Parked in the cell phone lot at the Philadelphia International Airport, I listen for a call. Two of the facilitators for Cranaleith’s staff/board “racial healing initiative” weekend retreat are arriving soon from California and Missouri, and I am here to give them a ride to the center. The phone should ring at any second.
In the silence of the car’s closed space, I hear the muffled sounds of jet engines, buses, cars, the laughter of four men joking with one another outside my passenger door. It is quiet in here, but my mind is noisy with anticipation and anxiety: new faces, new connections, a new initiative…. I have a welcome basket at the ready: Prosecco, fresh fruit, a small gift.
As part of our institutional path toward racial healing, the staff at Cranaleith have spent months reading (passages from Undoing the Knots: Five Generations of American Catholic Anti-Blackness by Maureen O’Connell, Nice Racism by Robin DiAngelo), watching (excerpts from The 1619 Project), sharing stories of our lives, our family’s histories, our doubts and certainties, our complex mixed-race journeys toward wholeness. Bernadette (Director of Facilitation and Alliance Partnerships) nudges us to remember and share times of “erasure” in our lives. When I was a little girl, my elementary school was filled with children whose parents had initially come to the U.S. from Mexico as migrant farm workers and who had settled in a small community on the Blue River Watershed near the banks of the Missouri. [At the age of 7, I fully planned to marry my best friend’s older brother, Bobby Hernandez. Spoiler alert: didn’t happen.] At my school, in an active erasure of an entire community, no one was allowed to speak Spanish. We only listened to English words, only read books written in the English language.

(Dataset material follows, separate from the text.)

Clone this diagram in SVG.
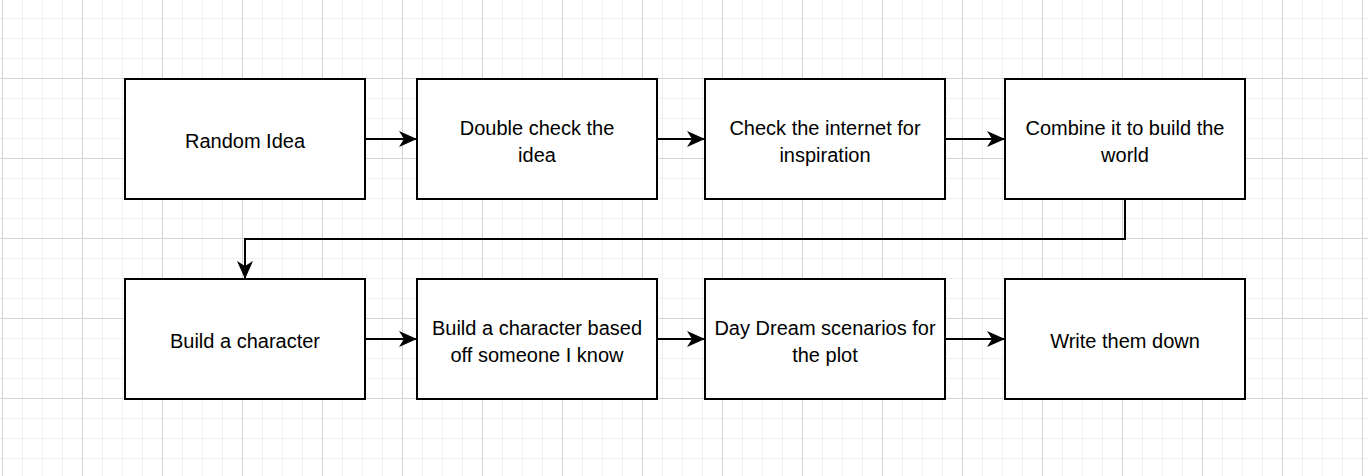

Such erasures and failures to be heard and seen are highlighted In David Brooks’ recent book How to Know a Person: The Art of Seeing Others Deeply and Being Deeply Seen. Brooks describes the healing power of sharing our stories, creating our narratives, and the importance of listening to one another attentively, compassionately. He admits that his book should probably be titled “The Art of Hearing Others Deeply and Being Deeply Heard” (72). He concludes by noting that hope can be found in “…the everyday acts of encounter…[in T]he simple capacity to make another person feel seen and understood” (271).
Listening deeply is a profoundly powerful act. By gathering together, listening to strangers, friends, co-workers, families, ourselves, to land and rivers, to bodies and languages, we uncover how our cultural, ancestral, moral, happy/sad/tragic stories connect us, inspire us, give us hope. Taking the time to listen to one another with our whole selves? It seems simple and easy, but it’s not. Instead? It is freeing.
Wait! Do you hear that? It’s the call I have been waiting for! Time to greet and hug our guests. They have had a long flight. I can’t wait to hear about their journey.